EXERCISE INSTRUCTIONS: Omit pictures and quote the listing below line by line, from its start through the line that holds "sp.set_linewidth(0.9)".
--------------------------------------------------
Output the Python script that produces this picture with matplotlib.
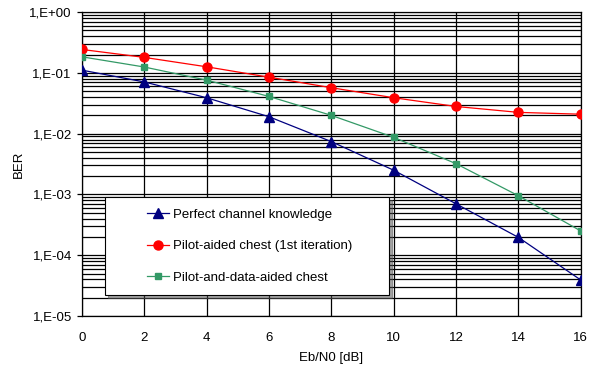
import matplotlib.pyplot as plt
from matplotlib.legend_handler import HandlerLine2D
from matplotlib.ticker import LogLocator, NullFormatter

plt.rcParams['font.family'] = ['Liberation Sans', 'DejaVu Sans']

# Data
ebn0 = [0, 2, 4, 6, 8, 10, 12, 14, 16]
ber_perfect = [0.111, 0.071, 0.039, 0.019, 0.0074, 0.0025, 0.00070, 0.000196, 0.000039]
ber_pilot = [0.243, 0.18, 0.126, 0.085, 0.057, 0.039, 0.028, 0.0224, 0.0209]
ber_pilot_data = [0.184, 0.125, 0.076, 0.041, 0.020, 0.0087, 0.0032, 0.00095, 0.00025]

labels = ["Perfect channel knowledge",
          "Pilot-aided chest (1st iteration)",
          "Pilot-and-data-aided chest"]
ytick_labels = ["1,E-05", "1,E-04", "1,E-03", "1,E-02", "1,E-01", "1,E+00"]

FS = 9.5


def main():
    fig = plt.figure(figsize=(5.97, 3.67), dpi=100)
    ax = fig.add_axes([0.137, 0.139, 0.836, 0.828])

    ax.plot(ebn0, ber_perfect, color='#000080', marker='^', markersize=7,
            linewidth=0.9, label=labels[0], zorder=3)
    ax.plot(ebn0, ber_pilot, color='#FF0000', marker='o', markersize=6.5,
            linewidth=0.9, label=labels[1], zorder=3)
    ax.plot(ebn0, ber_pilot_data, color='#339966', marker='s', markersize=4,
            linewidth=0.9, label=labels[2], zorder=3)

    ax.set_yscale('log')
    ax.set_ylim(1e-5, 1)
    ax.set_xlim(0, 16)
    ax.set_xticks(range(0, 17, 2))
    ax.set_yticks([1e-5, 1e-4, 1e-3, 1e-2, 1e-1, 1])
    ax.set_yticklabels(ytick_labels)
    ax.yaxis.set_minor_locator(LogLocator(base=10, subs=range(2, 10)))
    ax.yaxis.set_minor_formatter(NullFormatter())

    ax.grid(True, which='major', axis='both', color='black', linewidth=0.9)
    ax.grid(True, which='minor', axis='y', color='black', linewidth=0.9)
    ax.tick_params(axis='y', which='minor', length=0)
    ax.tick_params(axis='x', which='major', length=0, labelsize=FS, pad=11.5)
    ax.tick_params(axis='y', which='major', length=3.6, width=0.9,
                   direction='out', labelsize=FS, pad=3.6)
    for sp in ax.spines.values():
        sp.set_color('black')
        sp.set_linewidth(0.9)

    ax.set_xlabel('Eb/N0 [dB]', fontsize=FS, labelpad=6)
    ax.set_ylabel('BER', fontsize=FS, labelpad=3)

    hmap = {ln: HandlerLine2D(xpad=2.35) for ln in ax.get_lines()}
    leg = ax.legend(loc='upper left', bbox_to_anchor=(0.046, 0.0, 0.569, 0.391),
                    mode='expand', fontsize=FS, frameon=True, fancybox=False,
                    shadow=True, borderpad=0.85, labelspacing=1.46,
                    handlelength=4.0, handletextpad=0.3, borderaxespad=0,
                    handler_map=hmap)
    leg.get_frame().set_edgecolor('black')
    leg.get_frame().set_linewidth(0.8)
    leg.get_frame().set_facecolor('white')
    leg.set_zorder(5)

    fig.savefig('out.png', dpi=100)


if __name__ == "__main__":
    main()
--------------------------------------------------
COMPLETED TASK:
Output the Python script that produces this picture with matplotlib.
import matplotlib.pyplot as plt
from matplotlib.legend_handler import HandlerLine2D
from matplotlib.ticker import LogLocator, NullFormatter

plt.rcParams['font.family'] = ['Liberation Sans', 'DejaVu Sans']

# Data
ebn0 = [0, 2, 4, 6, 8, 10, 12, 14, 16]
ber_perfect = [0.111, 0.071, 0.039, 0.019, 0.0074, 0.0025, 0.00070, 0.000196, 0.000039]
ber_pilot = [0.243, 0.18, 0.126, 0.085, 0.057, 0.039, 0.028, 0.0224, 0.0209]
ber_pilot_data = [0.184, 0.125, 0.076, 0.041, 0.020, 0.0087, 0.0032, 0.00095, 0.00025]

labels = ["Perfect channel knowledge",
          "Pilot-aided chest (1st iteration)",
          "Pilot-and-data-aided chest"]
ytick_labels = ["1,E-05", "1,E-04", "1,E-03", "1,E-02", "1,E-01", "1,E+00"]

FS = 9.5


def main():
    fig = plt.figure(figsize=(5.97, 3.67), dpi=100)
    ax = fig.add_axes([0.137, 0.139, 0.836, 0.828])

    ax.plot(ebn0, ber_perfect, color='#000080', marker='^', markersize=7,
            linewidth=0.9, label=labels[0], zorder=3)
    ax.plot(ebn0, ber_pilot, color='#FF0000', marker='o', markersize=6.5,
            linewidth=0.9, label=labels[1], zorder=3)
    ax.plot(ebn0, ber_pilot_data, color='#339966', marker='s', markersize=4,
            linewidth=0.9, label=labels[2], zorder=3)

    ax.set_yscale('log')
    ax.set_ylim(1e-5, 1)
    ax.set_xlim(0, 16)
    ax.set_xticks(range(0, 17, 2))
    ax.set_yticks([1e-5, 1e-4, 1e-3, 1e-2, 1e-1, 1])
    ax.set_yticklabels(ytick_labels)
    ax.yaxis.set_minor_locator(LogLocator(base=10, subs=range(2, 10)))
    ax.yaxis.set_minor_formatter(NullFormatter())

    ax.grid(True, which='major', axis='both', color='black', linewidth=0.9)
    ax.grid(True, which='minor', axis='y', color='black', linewidth=0.9)
    ax.tick_params(axis='y', which='minor', length=0)
    ax.tick_params(axis='x', which='major', length=0, labelsize=FS, pad=11.5)
    ax.tick_params(axis='y', which='major', length=3.6, width=0.9,
                   direction='out', labelsize=FS, pad=3.6)
    for sp in ax.spines.values():
        sp.set_color('black')
        sp.set_linewidth(0.9)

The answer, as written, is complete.